Will you write out the data exactly, excluding every picture?
******************************
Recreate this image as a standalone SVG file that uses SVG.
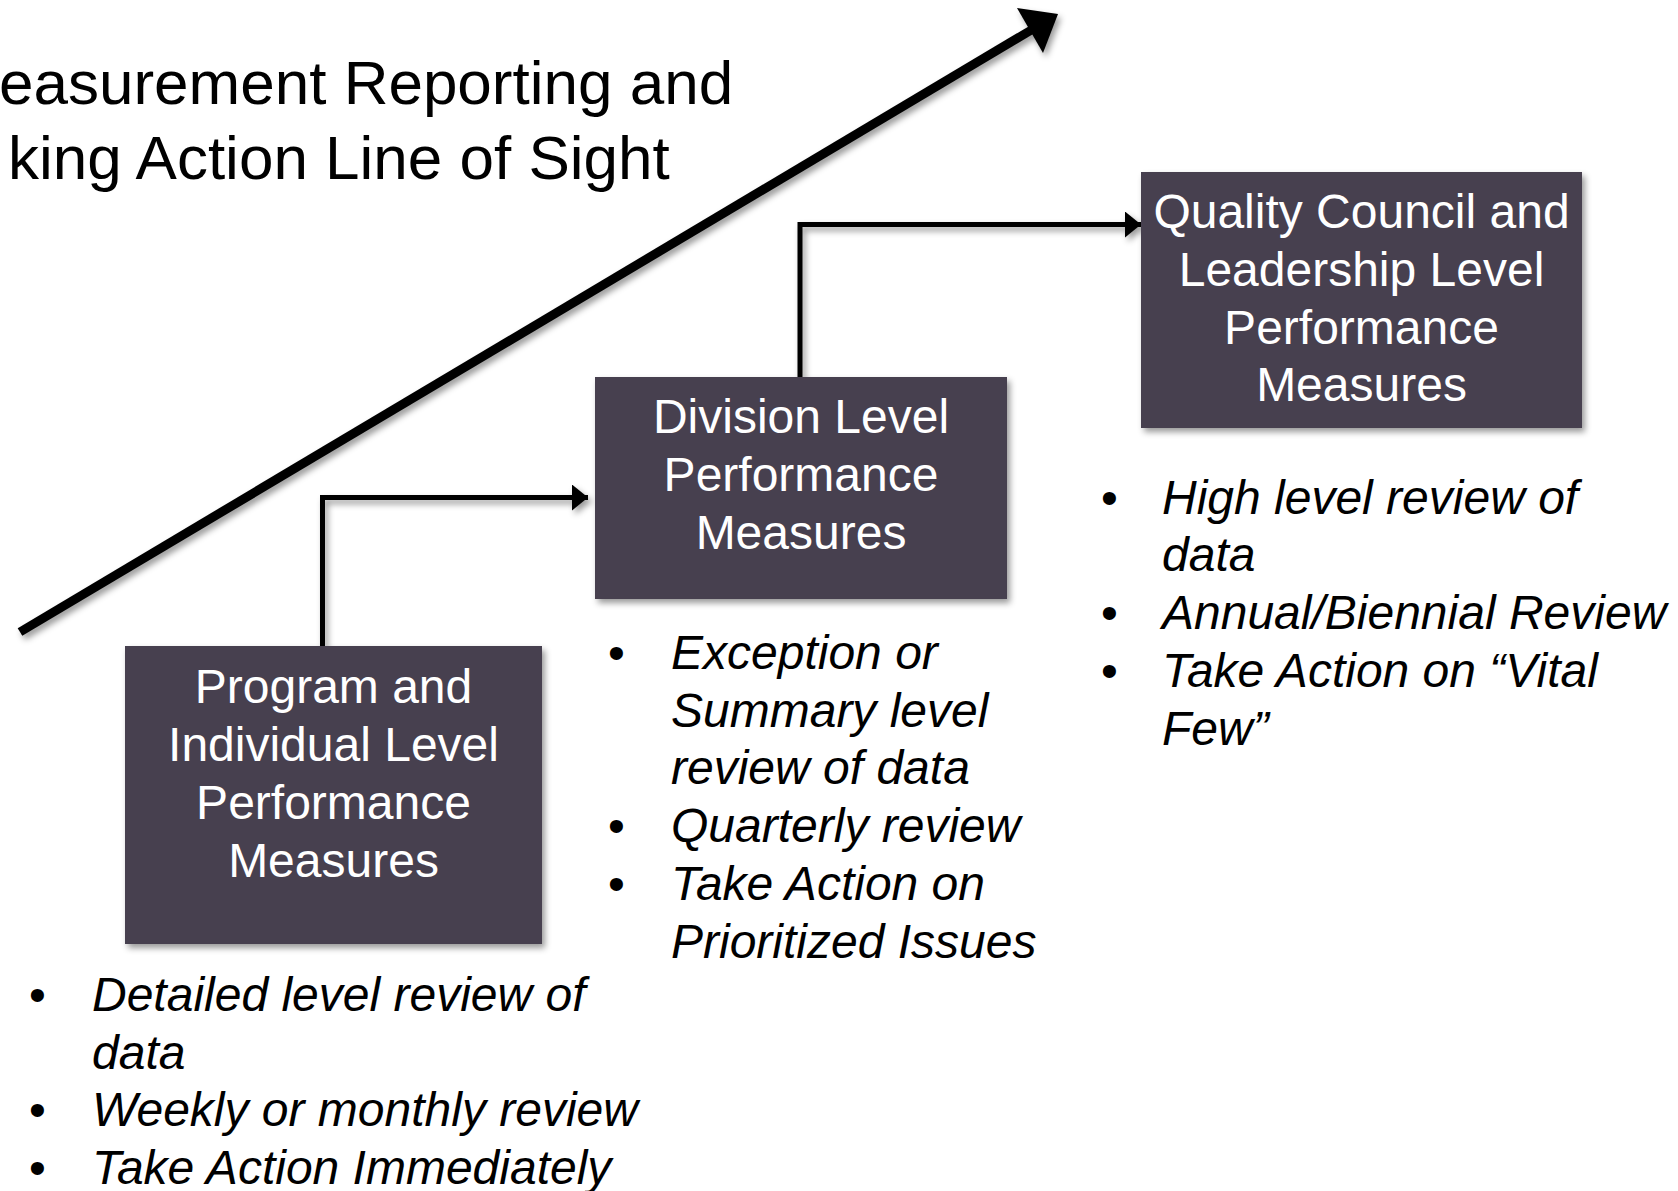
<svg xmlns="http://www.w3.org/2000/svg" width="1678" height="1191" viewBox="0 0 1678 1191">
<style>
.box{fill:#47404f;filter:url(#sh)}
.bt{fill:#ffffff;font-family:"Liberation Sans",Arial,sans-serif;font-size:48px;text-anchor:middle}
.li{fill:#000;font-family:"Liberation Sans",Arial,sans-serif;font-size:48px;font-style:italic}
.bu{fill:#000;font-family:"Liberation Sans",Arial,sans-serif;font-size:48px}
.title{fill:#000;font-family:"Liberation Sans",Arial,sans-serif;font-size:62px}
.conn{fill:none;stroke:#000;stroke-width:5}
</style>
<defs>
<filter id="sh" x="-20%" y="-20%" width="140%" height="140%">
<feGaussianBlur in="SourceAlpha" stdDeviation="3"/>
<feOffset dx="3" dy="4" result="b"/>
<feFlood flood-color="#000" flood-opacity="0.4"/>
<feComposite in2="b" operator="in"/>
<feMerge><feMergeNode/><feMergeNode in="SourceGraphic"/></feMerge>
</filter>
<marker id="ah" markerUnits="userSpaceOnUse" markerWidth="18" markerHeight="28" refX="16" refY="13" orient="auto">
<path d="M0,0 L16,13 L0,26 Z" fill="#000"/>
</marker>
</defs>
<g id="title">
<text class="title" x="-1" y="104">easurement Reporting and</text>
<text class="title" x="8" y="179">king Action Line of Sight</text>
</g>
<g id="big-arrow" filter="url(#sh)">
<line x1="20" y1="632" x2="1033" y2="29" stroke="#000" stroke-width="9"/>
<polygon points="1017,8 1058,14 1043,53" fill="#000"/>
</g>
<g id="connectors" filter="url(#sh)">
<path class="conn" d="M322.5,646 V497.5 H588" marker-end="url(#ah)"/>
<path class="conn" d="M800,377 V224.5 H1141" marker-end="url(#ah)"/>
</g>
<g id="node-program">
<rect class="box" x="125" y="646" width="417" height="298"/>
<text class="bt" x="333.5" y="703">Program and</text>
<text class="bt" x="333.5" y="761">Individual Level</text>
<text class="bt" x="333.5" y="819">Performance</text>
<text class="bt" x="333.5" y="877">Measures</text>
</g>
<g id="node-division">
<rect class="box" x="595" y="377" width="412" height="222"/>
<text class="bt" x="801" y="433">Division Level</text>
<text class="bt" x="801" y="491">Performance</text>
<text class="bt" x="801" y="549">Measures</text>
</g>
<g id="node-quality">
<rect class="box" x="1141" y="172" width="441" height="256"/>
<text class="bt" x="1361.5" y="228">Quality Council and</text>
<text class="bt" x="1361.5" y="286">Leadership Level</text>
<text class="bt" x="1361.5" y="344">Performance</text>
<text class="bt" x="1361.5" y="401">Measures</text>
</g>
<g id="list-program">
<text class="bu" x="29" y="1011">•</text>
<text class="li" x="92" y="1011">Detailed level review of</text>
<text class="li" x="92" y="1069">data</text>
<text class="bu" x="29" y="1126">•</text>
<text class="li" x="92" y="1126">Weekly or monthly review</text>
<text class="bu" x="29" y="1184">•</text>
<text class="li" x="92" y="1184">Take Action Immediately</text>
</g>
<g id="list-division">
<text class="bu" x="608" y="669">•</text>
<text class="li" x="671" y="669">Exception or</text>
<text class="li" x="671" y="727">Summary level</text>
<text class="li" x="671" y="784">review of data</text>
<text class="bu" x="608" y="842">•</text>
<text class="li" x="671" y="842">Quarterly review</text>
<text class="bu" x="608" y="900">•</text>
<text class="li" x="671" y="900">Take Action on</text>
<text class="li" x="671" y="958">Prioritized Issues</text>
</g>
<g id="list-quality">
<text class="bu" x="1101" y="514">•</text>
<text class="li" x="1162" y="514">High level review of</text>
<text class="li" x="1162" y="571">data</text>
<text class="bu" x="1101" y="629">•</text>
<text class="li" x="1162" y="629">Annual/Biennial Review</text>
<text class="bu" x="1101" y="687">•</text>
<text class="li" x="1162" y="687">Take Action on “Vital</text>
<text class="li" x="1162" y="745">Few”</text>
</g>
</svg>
******************************
* **Final result**
Recreate this image as a standalone SVG file that uses SVG.
<svg xmlns="http://www.w3.org/2000/svg" width="1678" height="1191" viewBox="0 0 1678 1191">
<style>
.box{fill:#47404f;filter:url(#sh)}
.bt{fill:#ffffff;font-family:"Liberation Sans",Arial,sans-serif;font-size:48px;text-anchor:middle}
.li{fill:#000;font-family:"Liberation Sans",Arial,sans-serif;font-size:48px;font-style:italic}
.bu{fill:#000;font-family:"Liberation Sans",Arial,sans-serif;font-size:48px}
.title{fill:#000;font-family:"Liberation Sans",Arial,sans-serif;font-size:62px}
.conn{fill:none;stroke:#000;stroke-width:5}
</style>
<defs>
<filter id="sh" x="-20%" y="-20%" width="140%" height="140%">
<feGaussianBlur in="SourceAlpha" stdDeviation="3"/>
<feOffset dx="3" dy="4" result="b"/>
<feFlood flood-color="#000" flood-opacity="0.4"/>
<feComposite in2="b" operator="in"/>
<feMerge><feMergeNode/><feMergeNode in="SourceGraphic"/></feMerge>
</filter>
<marker id="ah" markerUnits="userSpaceOnUse" markerWidth="18" markerHeight="28" refX="16" refY="13" orient="auto">
<path d="M0,0 L16,13 L0,26 Z" fill="#000"/>
</marker>
</defs>
<g id="title">
<text class="title" x="-1" y="104">easurement Reporting and</text>
<text class="title" x="8" y="179">king Action Line of Sight</text>
</g>
<g id="big-arrow" filter="url(#sh)">
<line x1="20" y1="632" x2="1033" y2="29" stroke="#000" stroke-width="9"/>
<polygon points="1017,8 1058,14 1043,53" fill="#000"/>
</g>
<g id="connectors" filter="url(#sh)">
<path class="conn" d="M322.5,646 V497.5 H588" marker-end="url(#ah)"/>
<path class="conn" d="M800,377 V224.5 H1141" marker-end="url(#ah)"/>
</g>
<g id="node-program">
<rect class="box" x="125" y="646" width="417" height="298"/>
<text class="bt" x="333.5" y="703">Program and</text>
<text class="bt" x="333.5" y="761">Individual Level</text>
<text class="bt" x="333.5" y="819">Performance</text>
<text class="bt" x="333.5" y="877">Measures</text>
</g>
<g id="node-division">
<rect class="box" x="595" y="377" width="412" height="222"/>
<text class="bt" x="801" y="433">Division Level</text>
<text class="bt" x="801" y="491">Performance</text>
<text class="bt" x="801" y="549">Measures</text>
</g>
<g id="node-quality">
<rect class="box" x="1141" y="172" width="441" height="256"/>
<text class="bt" x="1361.5" y="228">Quality Council and</text>
<text class="bt" x="1361.5" y="286">Leadership Level</text>
<text class="bt" x="1361.5" y="344">Performance</text>
<text class="bt" x="1361.5" y="401">Measures</text>
</g>
<g id="list-program">
<text class="bu" x="29" y="1011">•</text>
<text class="li" x="92" y="1011">Detailed level review of</text>
<text class="li" x="92" y="1069">data</text>
<text class="bu" x="29" y="1126">•</text>
<text class="li" x="92" y="1126">Weekly or monthly review</text>
<text class="bu" x="29" y="1184">•</text>
<text class="li" x="92" y="1184">Take Action Immediately</text>
</g>
<g id="list-division">
<text class="bu" x="608" y="669">•</text>
<text class="li" x="671" y="669">Exception or</text>
<text class="li" x="671" y="727">Summary level</text>
<text class="li" x="671" y="784">review of data</text>
<text class="bu" x="608" y="842">•</text>
<text class="li" x="671" y="842">Quarterly review</text>
<text class="bu" x="608" y="900">•</text>
<text class="li" x="671" y="900">Take Action on</text>
<text class="li" x="671" y="958">Prioritized Issues</text>
</g>
<g id="list-quality">
<text class="bu" x="1101" y="514">•</text>
<text class="li" x="1162" y="514">High level review of</text>
<text class="li" x="1162" y="571">data</text>
<text class="bu" x="1101" y="629">•</text>
<text class="li" x="1162" y="629">Annual/Biennial Review</text>
<text class="bu" x="1101" y="687">•</text>
<text class="li" x="1162" y="687">Take Action on “Vital</text>
<text class="li" x="1162" y="745">Few”</text>
</g>
</svg>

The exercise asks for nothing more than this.